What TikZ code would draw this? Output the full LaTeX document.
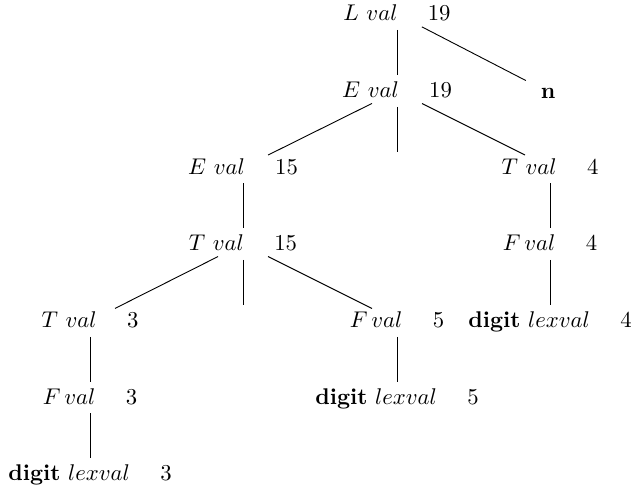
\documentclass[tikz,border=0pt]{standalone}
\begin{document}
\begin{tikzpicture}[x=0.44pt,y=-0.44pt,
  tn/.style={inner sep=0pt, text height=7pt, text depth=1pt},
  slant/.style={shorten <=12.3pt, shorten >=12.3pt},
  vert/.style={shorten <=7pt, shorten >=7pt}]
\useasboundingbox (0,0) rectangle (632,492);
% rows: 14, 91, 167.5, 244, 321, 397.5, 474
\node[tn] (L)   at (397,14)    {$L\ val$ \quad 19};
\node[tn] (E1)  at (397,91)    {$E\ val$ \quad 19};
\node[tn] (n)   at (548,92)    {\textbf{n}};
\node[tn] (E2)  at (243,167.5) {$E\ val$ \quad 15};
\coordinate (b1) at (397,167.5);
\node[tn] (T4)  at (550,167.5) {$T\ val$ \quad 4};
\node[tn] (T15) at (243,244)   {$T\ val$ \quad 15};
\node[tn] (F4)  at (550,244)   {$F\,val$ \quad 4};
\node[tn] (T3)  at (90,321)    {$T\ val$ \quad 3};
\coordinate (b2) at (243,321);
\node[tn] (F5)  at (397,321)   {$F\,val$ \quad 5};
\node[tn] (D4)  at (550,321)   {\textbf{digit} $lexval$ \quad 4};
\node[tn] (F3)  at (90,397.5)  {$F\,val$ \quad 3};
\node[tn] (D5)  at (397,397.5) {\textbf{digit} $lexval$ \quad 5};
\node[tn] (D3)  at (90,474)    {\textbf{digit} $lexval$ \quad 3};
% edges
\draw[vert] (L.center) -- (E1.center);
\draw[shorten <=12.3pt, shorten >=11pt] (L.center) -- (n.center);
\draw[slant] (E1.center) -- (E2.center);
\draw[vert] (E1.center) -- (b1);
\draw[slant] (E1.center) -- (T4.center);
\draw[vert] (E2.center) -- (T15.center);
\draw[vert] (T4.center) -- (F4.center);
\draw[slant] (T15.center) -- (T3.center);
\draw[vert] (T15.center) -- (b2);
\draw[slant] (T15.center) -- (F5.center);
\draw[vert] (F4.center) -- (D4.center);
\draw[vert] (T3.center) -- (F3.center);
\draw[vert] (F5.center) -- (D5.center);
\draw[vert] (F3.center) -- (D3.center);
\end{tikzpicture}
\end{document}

#####

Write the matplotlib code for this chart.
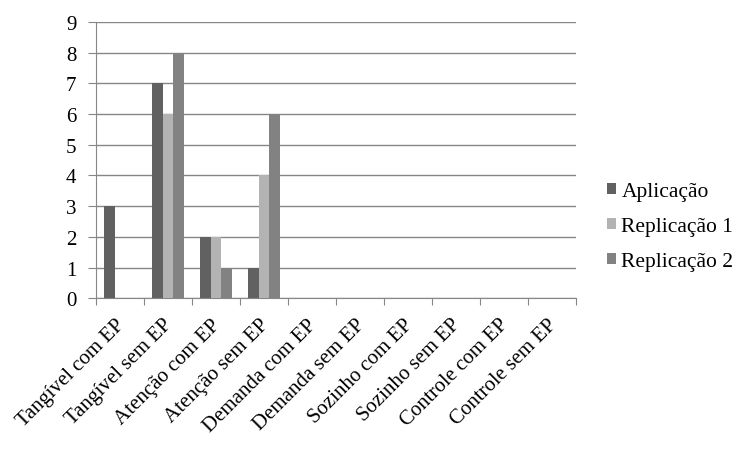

#####

• BRIEF: From the data above, copy out every line with the string "code" in it.

• RESULT BELOW:
What TikZ code would draw this? Output the full LaTeX document.
Write the matplotlib code for this chart.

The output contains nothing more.